Which Part Of London Still Watches TV In Black And White The Most?

Harry Rosehill
By Harry Rosehill Last edited 7 months ago

Looks like this article is a bit old. Be aware that information may have changed since it was published.

Which Part Of London Still Watches TV In Black And White The Most?
Composite. Original photos from Shutterstock

A surprising 1,768 Londoners still watch TV on old black and white sets. That's more than anywhere else in the country — nationally, the total number is 7,161.

These figures from TV Licensing — remember to pay your TV licence fee folks — show how many people still cling onto the old technology in the age of internet streaming. The national number is shrinking — as recently as 2000 there were 212,000 black and white licenses in force.
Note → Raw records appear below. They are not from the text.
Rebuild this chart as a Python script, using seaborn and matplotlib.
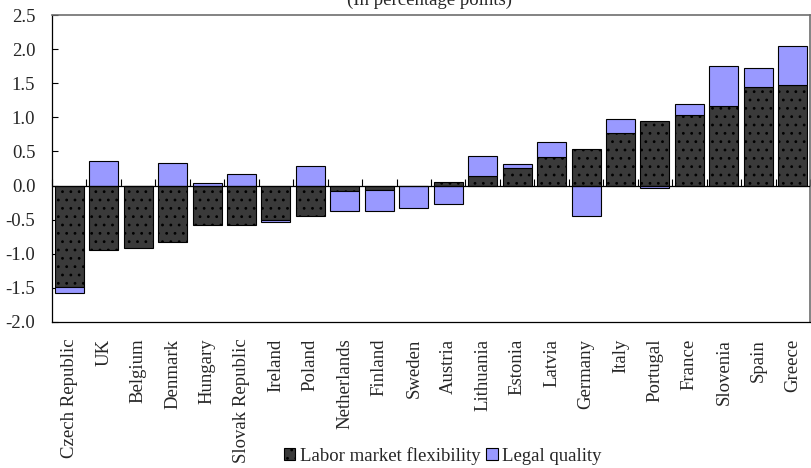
import matplotlib
matplotlib.use("Agg")
import matplotlib.pyplot as plt
import seaborn as sns
import numpy as np
import pandas as pd
from matplotlib.patches import Patch

countries = ["Czech Republic", "UK", "Belgium", "Denmark", "Hungary", "Slovak Republic",
             "Ireland", "Poland", "Netherlands", "Finland", "Sweden", "Austria",
             "Lithuania", "Estonia", "Latvia", "Germany", "Italy", "Portugal",
             "France", "Slovenia", "Spain", "Greece"]
labor = [-1.48, -0.94, -0.91, -0.83, -0.58, -0.58, -0.50, -0.45, -0.08, -0.07, -0.01, 0.05,
         0.14, 0.26, 0.42, 0.54, 0.77, 0.95, 1.03, 1.17, 1.44, 1.47]
legal = [-0.09, 0.36, 0.0, 0.33, 0.04, 0.17, -0.03, 0.28, -0.30, -0.31, -0.32, -0.27,
         0.30, 0.06, 0.22, -0.44, 0.21, -0.03, 0.16, 0.58, 0.28, 0.57]
yticks = [-2.0, -1.5, -1.0, -0.5, 0.0, 0.5, 1.0, 1.5, 2.0, 2.5]
title = "(In percentage points)"
series_names = ["Labor market flexibility", "Legal quality"]

sns.set_theme(style="white")
plt.rcParams["font.family"] = ["Liberation Serif", "DejaVu Serif"]
plt.rcParams["axes.unicode_minus"] = False
plt.rcParams["hatch.color"] = "black"
plt.rcParams["hatch.linewidth"] = 0.8

FS = 13.5

df = pd.DataFrame({"country": countries, "labor": labor, "legal": legal})
df["bottom"] = np.where(df["legal"] >= 0, np.maximum(df["labor"], 0), np.minimum(df["labor"], 0))

fig = plt.figure(figsize=(8.12, 4.68), dpi=100)
ax = fig.add_axes([52 / 812, 1 - 322 / 468, (810 - 52) / 812, (322 - 15) / 468])

dark = "#3a3a3a"
blue = "#9999FF"
width = 0.84

sns.barplot(data=df, x="country", y="labor", ax=ax, color=dark, width=width,
            edgecolor="black", linewidth=0.8, hatch="..", saturation=1)
for p in ax.patches:
    p.set_facecolor(dark)
    p.set_hatch("..")
x = np.arange(len(countries))
ax.bar(x, df["legal"], bottom=df["bottom"], width=width, color=blue,
       edgecolor="black", linewidth=0.8)

ax.set_xlim(-0.5, len(countries) - 0.5)
ax.set_ylim(-2.0, 2.5)
ax.set_yticks(yticks)
ax.set_yticklabels([f"{v:.1f}" for v in yticks], fontsize=FS)
ax.tick_params(axis="y", direction="in", length=4, width=0.8, color="black", pad=12, left=True)
ax.set_xticks(x)
ax.set_xticklabels(countries, rotation=90, fontsize=FS, va="top", ha="center")
ax.tick_params(axis="x", length=0, pad=12)
ax.set_xlabel("")
ax.set_ylabel("")

for s in ["left", "bottom"]:
    ax.spines[s].set_color("black")
    ax.spines[s].set_linewidth(0.9)
for s in ["top", "right"]:
    ax.spines[s].set_color("#6e6e6e")
    ax.spines[s].set_linewidth(1.2)
    ax.spines[s].set_visible(True)

# zero category axis with boundary ticks
ax.axhline(0, color="black", linewidth=0.9, zorder=5)
sec = ax.secondary_xaxis((0 - (-2.0)) / 4.5)
sec.set_xticks(np.arange(len(countries) + 1) - 0.5)
sec.set_xticklabels([])
sec.tick_params(axis="x", direction="in", length=5, width=0.8, color="black")
sec.spines["bottom"].set_visible(False)

fig.text(430 / 812, 1 - 5 / 468, title, ha="center", va="baseline", fontsize=FS)

handles = [Patch(facecolor=dark, edgecolor="black", hatch="..", linewidth=0.8),
           Patch(facecolor=blue, edgecolor="black", linewidth=0.8)]
fig.legend(handles, series_names, loc="center", bbox_to_anchor=(443 / 812, 1 - 456 / 468),
           ncol=2, frameon=False, fontsize=FS, handlelength=0.6, handleheight=0.6,
           handletextpad=0.25, columnspacing=0.3, borderpad=0)

fig.savefig("out.png", dpi=100)
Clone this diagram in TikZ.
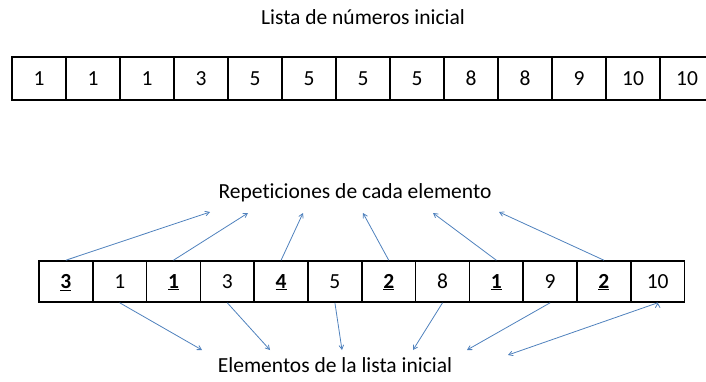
\documentclass[tikz,border=0pt]{standalone}
\usepackage{fontspec}
\setmainfont{Carlito}[Ligatures=NoCommon]
\usetikzlibrary{arrows}
\definecolor{arrowblue}{RGB}{79,129,189}

\begin{document}
\begin{tikzpicture}[x=1pt,y=-1pt,>=angle 60,node distance=54pt,
                    font=\fontsize{21.5}{26}\selectfont]

  \tikzstyle{cell}=[rectangle,draw,line width=1.6pt,inner sep=0pt,
                    text height=13.5pt,text depth=0pt,
                    minimum width=54pt,minimum height=43pt]
  \tikzstyle{lowcell}=[cell,minimum width=53.8pt,minimum height=41pt]
  \tikzstyle{link}=[->,draw=arrowblue,line width=0.8pt]

  \useasboundingbox (0,0) rectangle (706,381);

  \node (title) at (363,17) {Lista de números inicial};

  \node[cell] (t1) at (39,78.5)   {1};
  \node[cell] (t2)  [right of=t1]  {1};
  \node[cell] (t3)  [right of=t2]  {1};
  \node[cell] (t4)  [right of=t3]  {3};
  \node[cell] (t5)  [right of=t4]  {5};
  \node[cell] (t6)  [right of=t5]  {5};
  \node[cell] (t7)  [right of=t6]  {5};
  \node[cell] (t8)  [right of=t7]  {5};
  \node[cell] (t9)  [right of=t8]  {8};
  \node[cell] (t10) [right of=t9]  {8};
  \node[cell] (t11) [right of=t10] {9};
  \node[cell] (t12) [right of=t11] {10};
  \node[cell] (t13) [right of=t12] {10};

  \node (reps)  at (355,193) {Repeticiones de cada elemento};
  \node (elems) at (335,365) {Elementos de la lista inicial};

  \begin{scope}[node distance=53.8pt]
  \node[lowcell] (b1) at (65.9,281.5) {\underline{\textbf{3}}};
  \node[lowcell] (b2)  [right of=b1]  {1};
  \node[lowcell] (b3)  [right of=b2]  {\underline{\textbf{1}}};
  \node[lowcell] (b4)  [right of=b3]  {3};
  \node[lowcell] (b5)  [right of=b4]  {\underline{\textbf{4}}};
  \node[lowcell] (b6)  [right of=b5]  {5};
  \node[lowcell] (b7)  [right of=b6]  {\underline{\textbf{2}}};
  \node[lowcell] (b8)  [right of=b7]  {8};
  \node[lowcell] (b9)  [right of=b8]  {\underline{\textbf{1}}};
  \node[lowcell] (b10) [right of=b9]  {9};
  \node[lowcell] (b11) [right of=b10] {\underline{\textbf{2}}};
  \node[lowcell] (b12) [right of=b11] {10};
  \end{scope}

  \coordinate (r1) at (210,212);
  \coordinate (r2) at (248,213);
  \coordinate (r3) at (303,213);
  \coordinate (r4) at (363,213);
  \coordinate (r5) at (433,213);
  \coordinate (r6) at (499,212);

  \coordinate (e1) at (202,350);
  \coordinate (e2) at (270,350);
  \coordinate (e3) at (342,350);
  \coordinate (e4) at (413,350);
  \coordinate (e5) at (467,350);
  \coordinate (e6) at (508,355);

  \path[link]
  (b1.north)  edge (r1)
  (b3.north)  edge (r2)
  (b5.north)  edge (r3)
  (b7.north)  edge (r4)
  (b9.north)  edge (r5)
  (b11.north) edge (r6)

  (b2.south)  edge (e1)
  (b4.south)  edge (e2)
  (b6.south)  edge (e3)
  (b8.south)  edge (e4)
  (b10.south) edge (e5)
  (b12.south) edge (e6)
  ;
\end{tikzpicture}
\end{document}
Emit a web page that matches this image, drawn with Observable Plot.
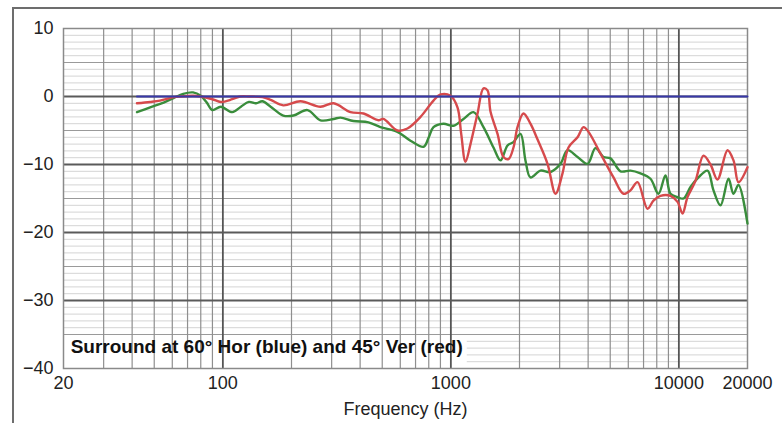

But which areas of London watch TV in black and white the most? TV Licensing has a breakdown by postcode area and it's fascinating. South east London (SE) leads the way, with 355 black and white viewers, followed by east (E) at 277, and south west (SW) 228. Bringing up the rear are west central (WC) and east central (EC), at 15 and 14 respectively — it should be noted these areas have much smaller resident populations.

Cody Want, spokesperson for TV Licensing London and South East, said:

Whether you watch EastEnders, Strictly or Question Time in black and white on a 50-year-old TV set or in colour on a tablet, you need to be covered by a TV Licence to watch or record programmes as they are broadcast. You also need to be covered by a TV Licence to download or watch BBC programmes on iPlayer, on any device.

Jeffrey Borinsky, a London-based television and radio technology historian, added:

There are hundreds of collectors like myself who have many black and white TVs. Who wants all this new-fangled 4K Ultra HD, satellite dishes or a screen that's bigger than your room when you can have glorious black and white TV!

30 years ago you could still buy black and white TVs, mainly small portables, for as little as £50 and it's interesting to know that some people still have them.